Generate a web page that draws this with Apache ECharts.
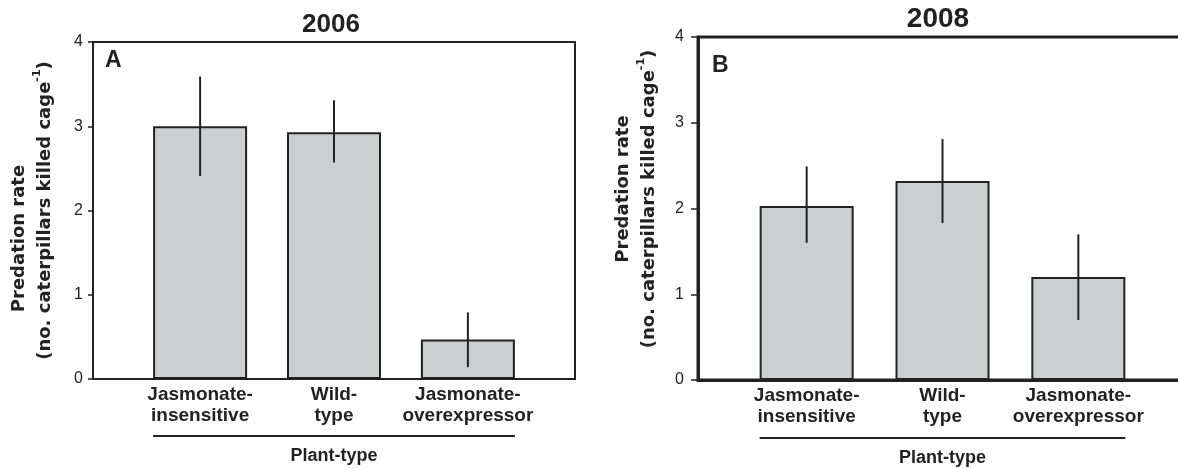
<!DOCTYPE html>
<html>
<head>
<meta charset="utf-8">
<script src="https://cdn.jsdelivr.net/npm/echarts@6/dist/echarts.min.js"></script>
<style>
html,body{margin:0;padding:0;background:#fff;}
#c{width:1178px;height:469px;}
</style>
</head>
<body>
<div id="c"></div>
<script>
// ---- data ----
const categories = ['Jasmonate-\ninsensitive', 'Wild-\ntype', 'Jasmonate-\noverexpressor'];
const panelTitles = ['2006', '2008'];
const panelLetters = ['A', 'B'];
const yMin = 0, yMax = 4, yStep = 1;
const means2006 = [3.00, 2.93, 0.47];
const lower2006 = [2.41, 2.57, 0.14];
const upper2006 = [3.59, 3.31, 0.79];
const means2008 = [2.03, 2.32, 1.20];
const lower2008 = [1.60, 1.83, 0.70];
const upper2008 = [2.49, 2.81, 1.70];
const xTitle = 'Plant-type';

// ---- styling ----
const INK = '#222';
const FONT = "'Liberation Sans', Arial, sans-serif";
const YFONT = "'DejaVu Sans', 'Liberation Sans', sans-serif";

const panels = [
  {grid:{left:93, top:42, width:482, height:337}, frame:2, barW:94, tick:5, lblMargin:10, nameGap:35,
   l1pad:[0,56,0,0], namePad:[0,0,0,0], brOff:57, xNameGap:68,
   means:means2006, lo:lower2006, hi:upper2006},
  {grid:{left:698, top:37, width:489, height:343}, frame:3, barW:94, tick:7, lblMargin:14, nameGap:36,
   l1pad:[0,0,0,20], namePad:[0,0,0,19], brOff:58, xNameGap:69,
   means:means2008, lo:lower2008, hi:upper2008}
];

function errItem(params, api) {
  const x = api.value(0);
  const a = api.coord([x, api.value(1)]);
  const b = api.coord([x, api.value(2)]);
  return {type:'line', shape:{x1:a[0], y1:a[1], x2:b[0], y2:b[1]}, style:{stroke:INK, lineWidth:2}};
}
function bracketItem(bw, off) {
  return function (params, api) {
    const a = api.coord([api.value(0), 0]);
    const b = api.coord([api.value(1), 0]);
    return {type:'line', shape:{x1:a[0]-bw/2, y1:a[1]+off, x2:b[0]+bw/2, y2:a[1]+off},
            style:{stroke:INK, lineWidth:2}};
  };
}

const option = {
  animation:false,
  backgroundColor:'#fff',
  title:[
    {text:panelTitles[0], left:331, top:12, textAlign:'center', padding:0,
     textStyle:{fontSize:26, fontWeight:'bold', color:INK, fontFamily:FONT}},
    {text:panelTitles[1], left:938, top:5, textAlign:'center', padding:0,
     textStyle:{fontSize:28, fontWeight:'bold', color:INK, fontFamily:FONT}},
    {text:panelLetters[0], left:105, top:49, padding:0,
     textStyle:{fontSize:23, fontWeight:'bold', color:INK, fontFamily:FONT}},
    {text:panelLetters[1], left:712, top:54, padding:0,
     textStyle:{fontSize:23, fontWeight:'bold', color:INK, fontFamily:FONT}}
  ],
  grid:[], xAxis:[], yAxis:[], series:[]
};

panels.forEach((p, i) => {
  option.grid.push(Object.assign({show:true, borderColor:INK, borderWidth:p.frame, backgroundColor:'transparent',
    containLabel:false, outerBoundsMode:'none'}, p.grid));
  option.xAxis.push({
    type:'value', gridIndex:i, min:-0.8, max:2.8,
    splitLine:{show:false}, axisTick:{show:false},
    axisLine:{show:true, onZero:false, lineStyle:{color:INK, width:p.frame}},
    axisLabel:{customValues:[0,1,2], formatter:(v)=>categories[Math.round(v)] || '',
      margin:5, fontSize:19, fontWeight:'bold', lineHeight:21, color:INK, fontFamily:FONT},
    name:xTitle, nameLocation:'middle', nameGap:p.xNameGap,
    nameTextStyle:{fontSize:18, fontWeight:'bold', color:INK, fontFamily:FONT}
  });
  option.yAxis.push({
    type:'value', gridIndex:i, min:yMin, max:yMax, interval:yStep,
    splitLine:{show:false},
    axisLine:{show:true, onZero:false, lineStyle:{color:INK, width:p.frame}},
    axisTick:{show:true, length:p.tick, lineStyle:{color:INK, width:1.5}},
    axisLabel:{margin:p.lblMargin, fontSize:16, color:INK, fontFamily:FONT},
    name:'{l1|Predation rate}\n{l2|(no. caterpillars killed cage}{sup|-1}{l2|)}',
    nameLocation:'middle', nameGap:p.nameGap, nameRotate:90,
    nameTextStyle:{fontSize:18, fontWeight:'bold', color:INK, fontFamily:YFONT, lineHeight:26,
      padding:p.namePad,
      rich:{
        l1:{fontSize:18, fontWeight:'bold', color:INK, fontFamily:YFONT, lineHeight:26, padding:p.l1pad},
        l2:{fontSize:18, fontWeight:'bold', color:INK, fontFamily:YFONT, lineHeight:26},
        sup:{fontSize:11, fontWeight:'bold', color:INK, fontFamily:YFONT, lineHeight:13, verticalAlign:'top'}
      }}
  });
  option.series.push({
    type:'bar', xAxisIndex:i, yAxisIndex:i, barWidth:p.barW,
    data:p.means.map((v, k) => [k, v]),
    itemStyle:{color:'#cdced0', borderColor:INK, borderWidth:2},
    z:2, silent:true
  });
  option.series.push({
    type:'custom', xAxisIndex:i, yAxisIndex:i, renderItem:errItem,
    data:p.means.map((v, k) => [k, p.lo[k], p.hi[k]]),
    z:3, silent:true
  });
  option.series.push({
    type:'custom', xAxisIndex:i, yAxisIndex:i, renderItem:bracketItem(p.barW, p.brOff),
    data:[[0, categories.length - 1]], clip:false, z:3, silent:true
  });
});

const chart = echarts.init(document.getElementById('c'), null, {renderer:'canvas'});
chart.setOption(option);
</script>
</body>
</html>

..........

** Your goal **
Reproduce the listing above exactly, excluding all pictures.

** Correct response **
Generate a web page that draws this with Apache ECharts.
<!DOCTYPE html>
<html>
<head>
<meta charset="utf-8">
<script src="https://cdn.jsdelivr.net/npm/echarts@6/dist/echarts.min.js"></script>
<style>
html,body{margin:0;padding:0;background:#fff;}
#c{width:1178px;height:469px;}
</style>
</head>
<body>
<div id="c"></div>
<script>
// ---- data ----
const categories = ['Jasmonate-\ninsensitive', 'Wild-\ntype', 'Jasmonate-\noverexpressor'];
const panelTitles = ['2006', '2008'];
const panelLetters = ['A', 'B'];
const yMin = 0, yMax = 4, yStep = 1;
const means2006 = [3.00, 2.93, 0.47];
const lower2006 = [2.41, 2.57, 0.14];
const upper2006 = [3.59, 3.31, 0.79];
const means2008 = [2.03, 2.32, 1.20];
const lower2008 = [1.60, 1.83, 0.70];
const upper2008 = [2.49, 2.81, 1.70];
const xTitle = 'Plant-type';

// ---- styling ----
const INK = '#222';
const FONT = "'Liberation Sans', Arial, sans-serif";
const YFONT = "'DejaVu Sans', 'Liberation Sans', sans-serif";

const panels = [
  {grid:{left:93, top:42, width:482, height:337}, frame:2, barW:94, tick:5, lblMargin:10, nameGap:35,
   l1pad:[0,56,0,0], namePad:[0,0,0,0], brOff:57, xNameGap:68,
   means:means2006, lo:lower2006, hi:upper2006},
  {grid:{left:698, top:37, width:489, height:343}, frame:3, barW:94, tick:7, lblMargin:14, nameGap:36,
   l1pad:[0,0,0,20], namePad:[0,0,0,19], brOff:58, xNameGap:69,
   means:means2008, lo:lower2008, hi:upper2008}
];

function errItem(params, api) {
  const x = api.value(0);
  const a = api.coord([x, api.value(1)]);
  const b = api.coord([x, api.value(2)]);
  return {type:'line', shape:{x1:a[0], y1:a[1], x2:b[0], y2:b[1]}, style:{stroke:INK, lineWidth:2}};
}
function bracketItem(bw, off) {
  return function (params, api) {
    const a = api.coord([api.value(0), 0]);
    const b = api.coord([api.value(1), 0]);
    return {type:'line', shape:{x1:a[0]-bw/2, y1:a[1]+off, x2:b[0]+bw/2, y2:a[1]+off},
            style:{stroke:INK, lineWidth:2}};
  };
}

const option = {
  animation:false,
  backgroundColor:'#fff',
  title:[
    {text:panelTitles[0], left:331, top:12, textAlign:'center', padding:0,
     textStyle:{fontSize:26, fontWeight:'bold', color:INK, fontFamily:FONT}},
    {text:panelTitles[1], left:938, top:5, textAlign:'center', padding:0,
     textStyle:{fontSize:28, fontWeight:'bold', color:INK, fontFamily:FONT}},
    {text:panelLetters[0], left:105, top:49, padding:0,
     textStyle:{fontSize:23, fontWeight:'bold', color:INK, fontFamily:FONT}},
    {text:panelLetters[1], left:712, top:54, padding:0,
     textStyle:{fontSize:23, fontWeight:'bold', color:INK, fontFamily:FONT}}
  ],
  grid:[], xAxis:[], yAxis:[], series:[]
};

panels.forEach((p, i) => {
  option.grid.push(Object.assign({show:true, borderColor:INK, borderWidth:p.frame, backgroundColor:'transparent',
    containLabel:false, outerBoundsMode:'none'}, p.grid));
  option.xAxis.push({
    type:'value', gridIndex:i, min:-0.8, max:2.8,
    splitLine:{show:false}, axisTick:{show:false},
    axisLine:{show:true, onZero:false, lineStyle:{color:INK, width:p.frame}},
    axisLabel:{customValues:[0,1,2], formatter:(v)=>categories[Math.round(v)] || '',
      margin:5, fontSize:19, fontWeight:'bold', lineHeight:21, color:INK, fontFamily:FONT},
    name:xTitle, nameLocation:'middle', nameGap:p.xNameGap,
    nameTextStyle:{fontSize:18, fontWeight:'bold', color:INK, fontFamily:FONT}
  });
  option.yAxis.push({
    type:'value', gridIndex:i, min:yMin, max:yMax, interval:yStep,
    splitLine:{show:false},
    axisLine:{show:true, onZero:false, lineStyle:{color:INK, width:p.frame}},
    axisTick:{show:true, length:p.tick, lineStyle:{color:INK, width:1.5}},
    axisLabel:{margin:p.lblMargin, fontSize:16, color:INK, fontFamily:FONT},
    name:'{l1|Predation rate}\n{l2|(no. caterpillars killed cage}{sup|-1}{l2|)}',
    nameLocation:'middle', nameGap:p.nameGap, nameRotate:90,
    nameTextStyle:{fontSize:18, fontWeight:'bold', color:INK, fontFamily:YFONT, lineHeight:26,
      padding:p.namePad,
      rich:{
        l1:{fontSize:18, fontWeight:'bold', color:INK, fontFamily:YFONT, lineHeight:26, padding:p.l1pad},
        l2:{fontSize:18, fontWeight:'bold', color:INK, fontFamily:YFONT, lineHeight:26},
        sup:{fontSize:11, fontWeight:'bold', color:INK, fontFamily:YFONT, lineHeight:13, verticalAlign:'top'}
      }}
  });
  option.series.push({
    type:'bar', xAxisIndex:i, yAxisIndex:i, barWidth:p.barW,
    data:p.means.map((v, k) => [k, v]),
    itemStyle:{color:'#cdced0', borderColor:INK, borderWidth:2},
    z:2, silent:true
  });
  option.series.push({
    type:'custom', xAxisIndex:i, yAxisIndex:i, renderItem:errItem,
    data:p.means.map((v, k) => [k, p.lo[k], p.hi[k]]),
    z:3, silent:true
  });
  option.series.push({
    type:'custom', xAxisIndex:i, yAxisIndex:i, renderItem:bracketItem(p.barW, p.brOff),
    data:[[0, categories.length - 1]], clip:false, z:3, silent:true
  });
});

const chart = echarts.init(document.getElementById('c'), null, {renderer:'canvas'});
chart.setOption(option);
</script>
</body>
</html>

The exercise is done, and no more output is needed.